**GIVEN EXERCISE**
Write out all the lines again, precisely as they stand, but without the images.
>> start
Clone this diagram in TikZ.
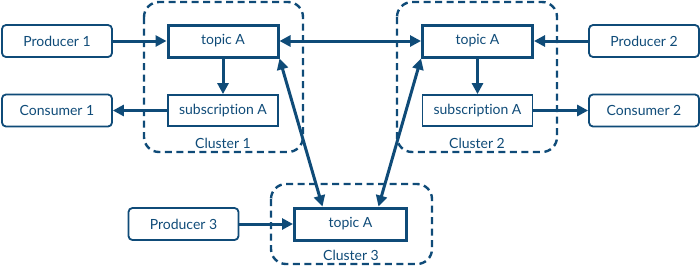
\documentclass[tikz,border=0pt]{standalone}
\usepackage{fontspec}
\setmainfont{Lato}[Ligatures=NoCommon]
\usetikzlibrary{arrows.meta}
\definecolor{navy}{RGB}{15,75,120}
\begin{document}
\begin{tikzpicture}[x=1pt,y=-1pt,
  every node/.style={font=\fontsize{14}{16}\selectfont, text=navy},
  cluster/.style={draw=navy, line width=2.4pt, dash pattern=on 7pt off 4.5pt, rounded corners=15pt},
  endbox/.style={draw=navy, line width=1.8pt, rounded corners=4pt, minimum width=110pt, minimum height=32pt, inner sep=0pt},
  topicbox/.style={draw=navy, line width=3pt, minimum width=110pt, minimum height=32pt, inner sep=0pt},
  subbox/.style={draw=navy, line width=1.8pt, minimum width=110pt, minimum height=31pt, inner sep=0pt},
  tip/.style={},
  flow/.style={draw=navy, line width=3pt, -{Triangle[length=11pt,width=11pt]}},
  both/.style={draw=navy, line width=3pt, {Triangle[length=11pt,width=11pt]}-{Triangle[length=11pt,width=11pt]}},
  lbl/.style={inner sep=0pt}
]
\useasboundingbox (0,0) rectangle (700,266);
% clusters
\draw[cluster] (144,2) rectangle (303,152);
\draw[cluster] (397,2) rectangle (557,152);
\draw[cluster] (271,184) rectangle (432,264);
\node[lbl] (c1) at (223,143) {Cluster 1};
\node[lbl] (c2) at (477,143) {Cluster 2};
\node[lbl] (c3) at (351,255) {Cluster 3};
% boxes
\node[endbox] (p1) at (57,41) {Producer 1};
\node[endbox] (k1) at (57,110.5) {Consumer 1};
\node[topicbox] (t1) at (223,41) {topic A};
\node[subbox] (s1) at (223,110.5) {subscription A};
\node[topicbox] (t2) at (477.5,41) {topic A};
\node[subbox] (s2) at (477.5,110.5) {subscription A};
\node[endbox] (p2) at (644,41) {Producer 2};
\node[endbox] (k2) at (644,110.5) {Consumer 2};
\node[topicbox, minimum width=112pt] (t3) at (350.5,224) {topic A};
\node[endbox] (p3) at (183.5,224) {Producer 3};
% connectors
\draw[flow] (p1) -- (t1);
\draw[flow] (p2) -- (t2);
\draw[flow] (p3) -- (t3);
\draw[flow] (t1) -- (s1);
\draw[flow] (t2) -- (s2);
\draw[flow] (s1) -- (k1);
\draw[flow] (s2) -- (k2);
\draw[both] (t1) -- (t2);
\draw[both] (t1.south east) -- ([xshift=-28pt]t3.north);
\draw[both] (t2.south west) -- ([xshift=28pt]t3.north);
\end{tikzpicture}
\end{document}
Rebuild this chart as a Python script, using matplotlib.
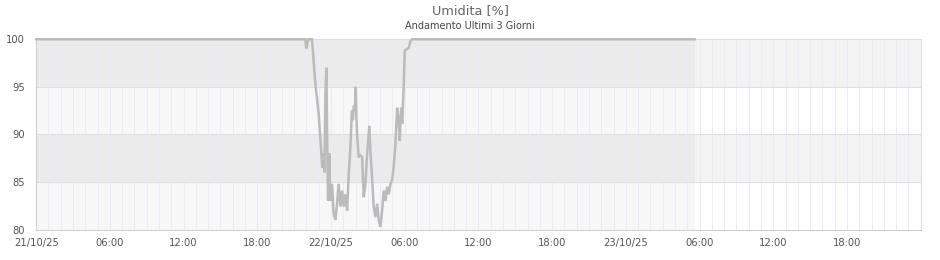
>> end
**RESULT OF THIS TASK**
Clone this diagram in TikZ.
\documentclass[tikz,border=0pt]{standalone}
\usepackage{fontspec}
\setmainfont{Lato}[Ligatures=NoCommon]
\usetikzlibrary{arrows.meta}
\definecolor{navy}{RGB}{15,75,120}
\begin{document}
\begin{tikzpicture}[x=1pt,y=-1pt,
  every node/.style={font=\fontsize{14}{16}\selectfont, text=navy},
  cluster/.style={draw=navy, line width=2.4pt, dash pattern=on 7pt off 4.5pt, rounded corners=15pt},
  endbox/.style={draw=navy, line width=1.8pt, rounded corners=4pt, minimum width=110pt, minimum height=32pt, inner sep=0pt},
  topicbox/.style={draw=navy, line width=3pt, minimum width=110pt, minimum height=32pt, inner sep=0pt},
  subbox/.style={draw=navy, line width=1.8pt, minimum width=110pt, minimum height=31pt, inner sep=0pt},
  tip/.style={},
  flow/.style={draw=navy, line width=3pt, -{Triangle[length=11pt,width=11pt]}},
  both/.style={draw=navy, line width=3pt, {Triangle[length=11pt,width=11pt]}-{Triangle[length=11pt,width=11pt]}},
  lbl/.style={inner sep=0pt}
]
\useasboundingbox (0,0) rectangle (700,266);
% clusters
\draw[cluster] (144,2) rectangle (303,152);
\draw[cluster] (397,2) rectangle (557,152);
\draw[cluster] (271,184) rectangle (432,264);
\node[lbl] (c1) at (223,143) {Cluster 1};
\node[lbl] (c2) at (477,143) {Cluster 2};
\node[lbl] (c3) at (351,255) {Cluster 3};
% boxes
\node[endbox] (p1) at (57,41) {Producer 1};
\node[endbox] (k1) at (57,110.5) {Consumer 1};
\node[topicbox] (t1) at (223,41) {topic A};
\node[subbox] (s1) at (223,110.5) {subscription A};
\node[topicbox] (t2) at (477.5,41) {topic A};
\node[subbox] (s2) at (477.5,110.5) {subscription A};
\node[endbox] (p2) at (644,41) {Producer 2};
\node[endbox] (k2) at (644,110.5) {Consumer 2};
\node[topicbox, minimum width=112pt] (t3) at (350.5,224) {topic A};
\node[endbox] (p3) at (183.5,224) {Producer 3};
% connectors
\draw[flow] (p1) -- (t1);
\draw[flow] (p2) -- (t2);
\draw[flow] (p3) -- (t3);
\draw[flow] (t1) -- (s1);
\draw[flow] (t2) -- (s2);
\draw[flow] (s1) -- (k1);
\draw[flow] (s2) -- (k2);
\draw[both] (t1) -- (t2);
\draw[both] (t1.south east) -- ([xshift=-28pt]t3.north);
\draw[both] (t2.south west) -- ([xshift=28pt]t3.north);
\end{tikzpicture}
\end{document}
Rebuild this chart as a Python script, using matplotlib.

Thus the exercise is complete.